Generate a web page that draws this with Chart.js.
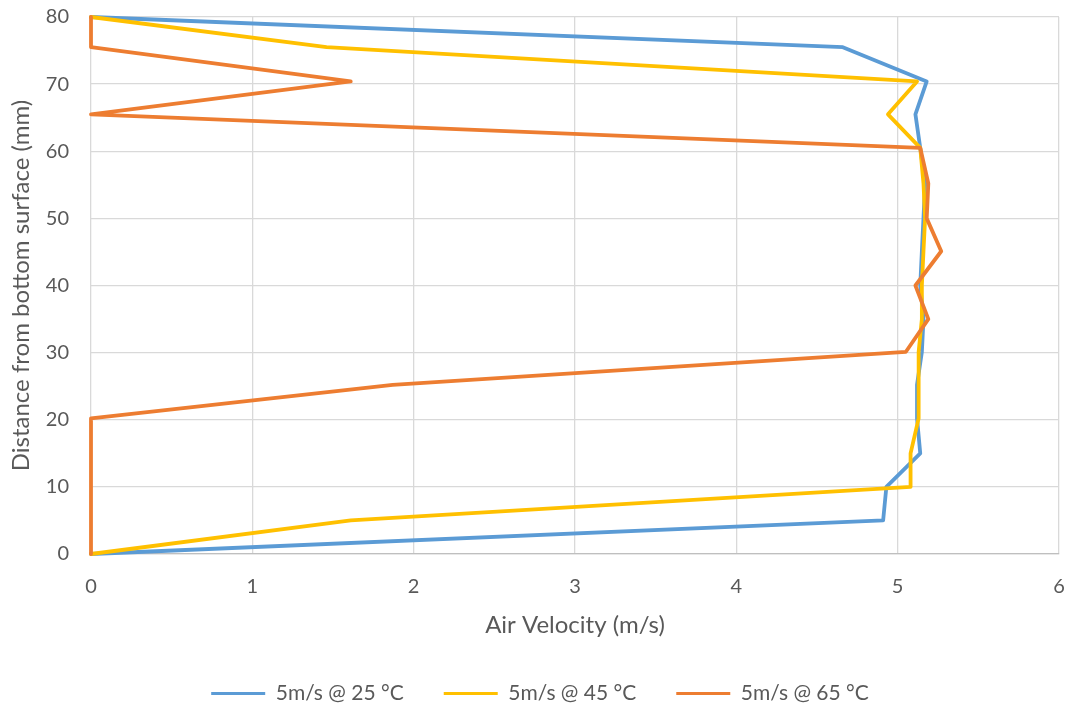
<!DOCTYPE html>
<html>
<head>
<meta charset="utf-8">
<script src="https://cdn.jsdelivr.net/npm/chart.js@4.4.0/dist/chart.umd.min.js"></script>
<style>
  html, body { margin: 0; padding: 0; background: #fff; }
  #wrap { width: 1073px; height: 711px; }
</style>
</head>
<body>
<div id="wrap"><canvas id="velChart" width="1073" height="711"></canvas></div>
<script>
// distance from bottom surface (mm)
const heights = [0, 5, 10, 15, 20.2, 25.2, 30.1, 35, 40, 45.1, 50, 55.2, 60.5, 65.5, 70.4, 75.5, 80];
// air velocity (m/s) for each series
const v25 = [0, 4.91, 4.93, 5.14, 5.12, 5.12, 5.15, 5.16, 5.14, 5.15, 5.16, 5.17, 5.14, 5.11, 5.18, 4.66, 0];
const v45 = [0, 1.61, 5.08, 5.08, 5.13, 5.13, 5.13, 5.15, 5.15, 5.16, 5.17, 5.16, 5.14, 4.94, 5.12, 1.46, 0];
const v65 = [0, 0, 0, 0, 0, 1.87, 5.05, 5.19, 5.11, 5.27, 5.18, 5.19, 5.14, 0, 1.61, 0, 0];
const seriesNames = ["5m/s @ 25 °C", "5m/s @ 45 °C", "5m/s @ 65 °C"];
const seriesColors = ["#5B9BD5", "#FFC000", "#ED7D31"];
const xTicks = [0, 1, 2, 3, 4, 5, 6];
const yTicks = [0, 10, 20, 30, 40, 50, 60, 70, 80];

const font = "Lato, 'Open Sans', sans-serif";
const textColor = "#595959";

function toPoints(vals) {
  return vals.map((v, i) => ({ x: v, y: heights[i] }));
}

// later series are drawn on top, like the original
const datasets = [v25, v45, v65].map((vals, i) => ({
  label: seriesNames[i],
  data: toPoints(vals),
  showLine: true,
  borderColor: seriesColors[i],
  backgroundColor: seriesColors[i],
  borderWidth: 3.8,
  borderJoinStyle: "round",
  borderCapStyle: "round",
  pointRadius: 0,
  fill: false,
  tension: 0,
  clip: 4,
  order: 2 - i
}));

new Chart(document.getElementById("velChart"), {
  type: "scatter",
  data: { datasets },
  options: {
    responsive: false,
    animation: false,
    layout: { padding: { left: 7, right: 0, top: 17, bottom: -3 } },
    plugins: {
      tooltip: { enabled: false },
      legend: {
        position: "bottom",
        labels: {
          font: { family: font, size: 21 },
          color: textColor,
          boxWidth: 54,
          boxHeight: 3,
          padding: 40,
          generateLabels: chart => chart.data.datasets.map((ds, i) => ({
            text: ds.label,
            fillStyle: ds.borderColor,
            strokeStyle: ds.borderColor,
            lineWidth: 0,
            fontColor: textColor,
            datasetIndex: i
          }))
        }
      }
    },
    scales: {
      x: {
        type: "linear",
        min: 0,
        max: 6,
        afterBuildTicks: s => { s.ticks = xTicks.map(v => ({ value: v })); },
        ticks: { font: { family: font, size: 20 }, color: textColor, padding: 21 },
        grid: { color: "#d9d9d9", lineWidth: 1.3, drawTicks: false },
        border: { color: "#bfbfbf", width: 1.3 },
        title: {
          display: true,
          text: "Air Velocity (m/s)",
          font: { family: font, size: 24 },
          color: textColor,
          padding: { top: 8, bottom: 3 }
        },
        afterFit: s => { s.height = 89; s.paddingRight = 14; s.paddingLeft = 0; }
      },
      y: {
        type: "linear",
        min: 0,
        max: 80,
        afterBuildTicks: s => { s.ticks = yTicks.map(v => ({ value: v })); },
        ticks: { font: { family: font, size: 20 }, color: textColor, padding: 22 },
        grid: { color: "#d9d9d9", lineWidth: 1.3, drawTicks: false },
        border: { display: false },
        title: {
          display: true,
          text: "Distance from bottom surface (mm)",
          font: { family: font, size: 24 },
          color: textColor,
          padding: { top: 0, bottom: 4 }
        },
        afterFit: s => { s.width = 84; s.paddingTop = 0; s.paddingBottom = 0; }
      }
    }
  }
});
</script>
</body>
</html>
§
Repeat the material above in full and exactly, apart from the pictures.

Generate a web page that draws this with Chart.js.
<!DOCTYPE html>
<html>
<head>
<meta charset="utf-8">
<script src="https://cdn.jsdelivr.net/npm/chart.js@4.4.0/dist/chart.umd.min.js"></script>
<style>
  html, body { margin: 0; padding: 0; background: #fff; }
  #wrap { width: 1073px; height: 711px; }
</style>
</head>
<body>
<div id="wrap"><canvas id="velChart" width="1073" height="711"></canvas></div>
<script>
// distance from bottom surface (mm)
const heights = [0, 5, 10, 15, 20.2, 25.2, 30.1, 35, 40, 45.1, 50, 55.2, 60.5, 65.5, 70.4, 75.5, 80];
// air velocity (m/s) for each series
const v25 = [0, 4.91, 4.93, 5.14, 5.12, 5.12, 5.15, 5.16, 5.14, 5.15, 5.16, 5.17, 5.14, 5.11, 5.18, 4.66, 0];
const v45 = [0, 1.61, 5.08, 5.08, 5.13, 5.13, 5.13, 5.15, 5.15, 5.16, 5.17, 5.16, 5.14, 4.94, 5.12, 1.46, 0];
const v65 = [0, 0, 0, 0, 0, 1.87, 5.05, 5.19, 5.11, 5.27, 5.18, 5.19, 5.14, 0, 1.61, 0, 0];
const seriesNames = ["5m/s @ 25 °C", "5m/s @ 45 °C", "5m/s @ 65 °C"];
const seriesColors = ["#5B9BD5", "#FFC000", "#ED7D31"];
const xTicks = [0, 1, 2, 3, 4, 5, 6];
const yTicks = [0, 10, 20, 30, 40, 50, 60, 70, 80];

const font = "Lato, 'Open Sans', sans-serif";
const textColor = "#595959";

function toPoints(vals) {
  return vals.map((v, i) => ({ x: v, y: heights[i] }));
}

// later series are drawn on top, like the original
const datasets = [v25, v45, v65].map((vals, i) => ({
  label: seriesNames[i],
  data: toPoints(vals),
  showLine: true,
  borderColor: seriesColors[i],
  backgroundColor: seriesColors[i],
  borderWidth: 3.8,
  borderJoinStyle: "round",
  borderCapStyle: "round",
  pointRadius: 0,
  fill: false,
  tension: 0,
  clip: 4,
  order: 2 - i
}));

new Chart(document.getElementById("velChart"), {
  type: "scatter",
  data: { datasets },
  options: {
    responsive: false,
    animation: false,
    layout: { padding: { left: 7, right: 0, top: 17, bottom: -3 } },
    plugins: {
      tooltip: { enabled: false },
      legend: {
        position: "bottom",
        labels: {
          font: { family: font, size: 21 },
          color: textColor,
          boxWidth: 54,
          boxHeight: 3,
          padding: 40,
          generateLabels: chart => chart.data.datasets.map((ds, i) => ({
            text: ds.label,
            fillStyle: ds.borderColor,
            strokeStyle: ds.borderColor,
            lineWidth: 0,
            fontColor: textColor,
            datasetIndex: i
          }))
        }
      }
    },
    scales: {
      x: {
        type: "linear",
        min: 0,
        max: 6,
        afterBuildTicks: s => { s.ticks = xTicks.map(v => ({ value: v })); },
        ticks: { font: { family: font, size: 20 }, color: textColor, padding: 21 },
        grid: { color: "#d9d9d9", lineWidth: 1.3, drawTicks: false },
        border: { color: "#bfbfbf", width: 1.3 },
        title: {
          display: true,
          text: "Air Velocity (m/s)",
          font: { family: font, size: 24 },
          color: textColor,
          padding: { top: 8, bottom: 3 }
        },
        afterFit: s => { s.height = 89; s.paddingRight = 14; s.paddingLeft = 0; }
      },
      y: {
        type: "linear",
        min: 0,
        max: 80,
        afterBuildTicks: s => { s.ticks = yTicks.map(v => ({ value: v })); },
        ticks: { font: { family: font, size: 20 }, color: textColor, padding: 22 },
        grid: { color: "#d9d9d9", lineWidth: 1.3, drawTicks: false },
        border: { display: false },
        title: {
          display: true,
          text: "Distance from bottom surface (mm)",
          font: { family: font, size: 24 },
          color: textColor,
          padding: { top: 0, bottom: 4 }
        },
        afterFit: s => { s.width = 84; s.paddingTop = 0; s.paddingBottom = 0; }
      }
    }
  }
});
</script>
</body>
</html>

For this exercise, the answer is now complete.